Anti-corruption advocate Ken Leon Guerrero was arrested for sitting in a government meeting, where details of the original hospital development plan were being discussed behind closed doors.
The governor and her people have been combative with senators. She has refused to compromise. She has refused to engage. She has refused to be fully transparent of what will end up being a $1 billion development we all will pay for.
Ms. Leon Guerrero is getting her win with the location she wants, and with it, she will be further along in Guam’s now-decade old endeavor to build a hospital than her predecessor ever got. We hope that she changes how she operates this program by first committing to transparency and public engagement; and, of course, civil discourse with senators.
Give Back Ypao Point
Finally, there is something the Thirty-Eighth Guam Legislature should do about Ypao Point. Give it back. That property was deeded by the late Frank Perez to the government of Guam for the sole purpose of the government operating a public hospital there. It sits undeveloped since the old GMH was abandoned four decades ago. It is a valuable piece of property that can do wonders for tourism and the economy if the government gets out of the way of progress.
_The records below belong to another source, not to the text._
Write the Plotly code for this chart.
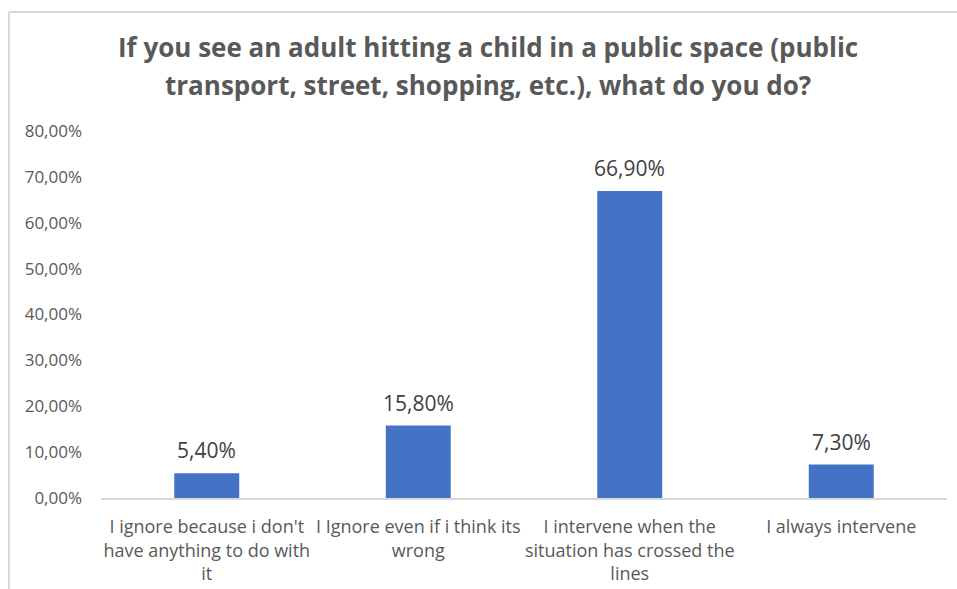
import plotly.graph_objects as go

# Survey answers and their shares of respondents
categories = [
    "I ignore because i don't<br>have anything to do with<br>it",
    "I Ignore even if i think its<br>wrong",
    "I intervene when the<br>situation has crossed the<br>lines",
    "I always intervene",
]
shares = [0.054, 0.158, 0.669, 0.073]
y_ticks = [0, 0.1, 0.2, 0.3, 0.4, 0.5, 0.6, 0.7, 0.8]
title_lines = [
    "If you see an adult hitting a child in a public space (public",
    "transport, street, shopping, etc.), what do you do?",
]

FONT = "Open Sans"
GREY = "#595959"
BAR = "#4472C4"

fig = go.Figure(
    go.Bar(
        x=categories,
        y=shares,
        marker=dict(color=BAR, line=dict(width=0)),
        width=0.307,
        hoverinfo="x+y",
    )
)

W, H = 957, 589
ml, mr, mt, mb = 101, 10, 131, 91
pw, ph = W - ml - mr, H - mt - mb

def px_x(x):
    return (x - ml) / pw

def px_y(y):
    return (H - mb - y) / ph

annotations = []

# Value labels above each bar
for cat, val in zip(categories, shares):
    annotations.append(dict(
        x=cat, y=val, xref="x", yref="y",
        text=f"{val * 100:.2f}%".replace(".", ","),
        showarrow=False, yanchor="bottom", yshift=7,
        font=dict(family=FONT, size=21, color="#404040"),
    ))

# Two-line bold heading
for line, yc in zip(title_lines, [47, 85]):
    annotations.append(dict(
        text=f"<b>{line}</b>", xref="paper", yref="paper",
        x=px_x(488), y=px_y(yc), xanchor="center", yanchor="middle",
        showarrow=False, font=dict(family=FONT, size=26, color=GREY),
    ))

# Light frame around the chart area
frame = dict(color="#d9d9d9", width=2)
shapes = [
    dict(type="line", xref="paper", yref="paper",
         x0=px_x(9), x1=px_x(9), y0=px_y(12), y1=px_y(600), line=frame),
    dict(type="line", xref="paper", yref="paper",
         x0=px_x(9), x1=px_x(970), y0=px_y(12), y1=px_y(12), line=frame),
]

fig.update_layout(
    width=W, height=H,
    margin=dict(l=ml, r=mr, t=mt, b=mb, pad=0),
    paper_bgcolor="white", plot_bgcolor="white",
    separators=",.",
    showlegend=False,
    annotations=annotations,
    shapes=shapes,
    font=dict(family=FONT, color=GREY),
    xaxis=dict(
        showline=True, linecolor="#d9d9d9", linewidth=1.5,
        ticks="", showgrid=False, automargin=False,
        tickfont=dict(family=FONT, size=18, color=GREY),
        tickangle=0, ticklabelstandoff=12,
    ),
    yaxis=dict(
        range=[0, 0.8], tickvals=y_ticks, tickformat=".2%",
        showgrid=False, zeroline=False, showline=False, ticks="",
        automargin=False,
        tickfont=dict(family=FONT, size=17, color=GREY),
        ticklabelstandoff=18,
    ),
)

fig.write_html("out.html")
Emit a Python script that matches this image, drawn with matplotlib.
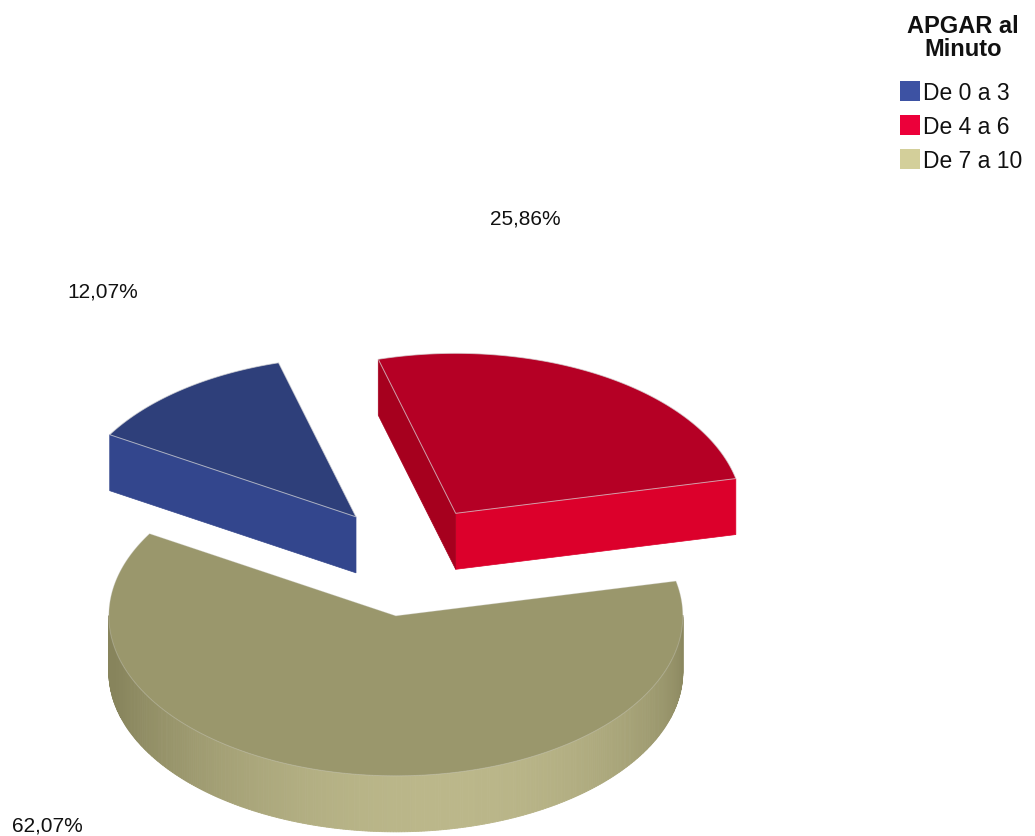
import numpy as np
import matplotlib
matplotlib.use("Agg")
import matplotlib.pyplot as plt
from matplotlib.patches import Polygon, Rectangle
from matplotlib.colors import to_rgb

plt.rcParams['font.family'] = ['Liberation Sans', 'DejaVu Sans']

# data
categories = ["De 0 a 3", "De 4 a 6", "De 7 a 10"]
percent = [12.07, 25.86, 62.07]
legend_title = "APGAR al\nMinuto"

# colours: legend / top / side dark / side light
legend_colors = ["#3d52a3", "#ec003a", "#d3cf9a"]
top_colors = ["#2e3f7a", "#b50025", "#9a976c"]
side_dark = ["#26346a", "#a4001e", "#87845c"]
side_light = ["#3a50a0", "#dc002b", "#bbb78a"]

# pie geometry (pixels)
cx, cy = 410, 562
rx, ry = 287, 160
depth = 56
explode = 0.31
start = 149.1  # degrees, slices go clockwise

fig = plt.figure(figsize=(10.35, 8.37), dpi=100)
ax = fig.add_axes([0, 0, 1, 1])
ax.set_xlim(0, 1035)
ax.set_ylim(837, 0)
ax.axis("off")


def mix(c1, c2, t):
    a, b = np.array(to_rgb(c1)), np.array(to_rgb(c2))
    return tuple(a + (b - a) * t)


def shade(i, normal_deg):
    t = max(np.cos(np.radians(normal_deg - 280)), 0) ** 1.5
    return mix(side_dark[i], side_light[i], float(t))


def pt(x0, y0, th):
    r = np.radians(th)
    return x0 + rx * np.cos(r), y0 - ry * np.sin(r)


angles = np.array(percent) / sum(percent) * 360
slices = []
a_hi = start
for i, a in enumerate(angles):
    a_lo = a_hi - a
    mid = np.radians((a_lo + a_hi) / 2)
    sx = cx + explode * rx * np.cos(mid)
    sy = cy - explode * ry * 1.12 * np.sin(mid)
    slices.append((sy, i, a_lo, a_hi, sx))
    a_hi = a_lo

# back to front
for sy, i, a0, a1, sx in sorted(slices):
    # curved outer side (front half only)
    th = np.linspace(a0, a1, 400)
    for k in range(len(th) - 1):
        m = (th[k] + th[k + 1]) / 2
        if np.sin(np.radians(m)) < 0:
            p1 = pt(sx, sy, th[k])
            p2 = pt(sx, sy, th[k + 1])
            quad = [p1, p2, (p2[0], p2[1] + depth), (p1[0], p1[1] + depth)]
            ax.add_patch(Polygon(quad, closed=True, facecolor=shade(i, m),
                                 edgecolor=shade(i, m), lw=0.6))
    # radial faces
    for edge, normal, vis in [(a0, a0 - 90, np.cos(np.radians(a0)) > 0),
                              (a1, a1 + 90, np.cos(np.radians(a1)) < 0)]:
        if vis:
            p = pt(sx, sy, edge)
            face = [(sx, sy), p, (p[0], p[1] + depth), (sx, sy + depth)]
            ax.add_patch(Polygon(face, closed=True, facecolor=shade(i, normal),
                                 edgecolor=shade(i, normal), lw=0.5))
    # top
    arc = [pt(sx, sy, t) for t in th]
    ax.add_patch(Polygon([(sx, sy)] + arc, closed=True, facecolor=top_colors[i],
                         edgecolor=(0.85, 0.85, 0.85, 0.7 if i < 2 else 0.3), lw=0.7))

# percentage labels
label_pos = [(103, 292), (525, 219), (47, 826)]
for v, (x, y) in zip(percent, label_pos):
    ax.text(x, y, f"{v:.2f}%".replace(".", ","), ha="center", va="center",
            fontsize=15, color="#111111")

# legend
ax.text(963, 38, legend_title, ha="center", va="center", fontsize=17,
        fontweight="bold", linespacing=1.05, color="#111111")
for k, (lab, col) in enumerate(zip(categories, legend_colors)):
    y = 92 + k * 34
    ax.add_patch(Rectangle((900, y - 10), 20, 20, facecolor=col, edgecolor="none"))
    ax.text(923, y + 1, lab, ha="left", va="center", fontsize=16.5, color="#111111")

fig.savefig("out.png", dpi=100)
Senators and senators-elect, give that property back to the estate of Frank Perez. If there’s market interest in it, we are sure the Perez family can have it developed for the benefit of our economy.
2 Comments
Concern
12/10/2024 at 9:37 AM
Arrogance does not pay!
To insist a ‘beyond financial reach’ of an overly expensive GMH complex is beyond common sense! In addition, to ignore the voices of the medical community is utterly incomprehensible.
Why build in Mangilao? Do you really think the medical community that is well established, in Tamuning, will have quicker response to ‘life and death’ calls? Truly, will doctors, driving to GMH in Mangilao, out-weighs ‘a within minutes’ respond to the ER, if a new GMH is in Ypao? I do not think so; and neither the medical community there.
And, think about the poor upkeep of the old GMH. For years, administration after administration, made little or no progress to maintain the existing GMH—-take a look at its condition today. If you cannot maintain that Hospital, how can you maintain a new GMH—-bigger than your ‘eyes can see’?
The arrogance and unending drama, to force a new GMH away from the medical community is nothing more than a ‘self-interest’ agenda!
Grandpa
12/10/2024 at 6:48 PM
Hmm. I’ll say one thing… after a hard days work, sitting outside, Kandit was my first option to see what’s going on. Troy surely didn’t disappoint.
Y’all voted the shut down the economy queen back into office. Voters: reap what you sow.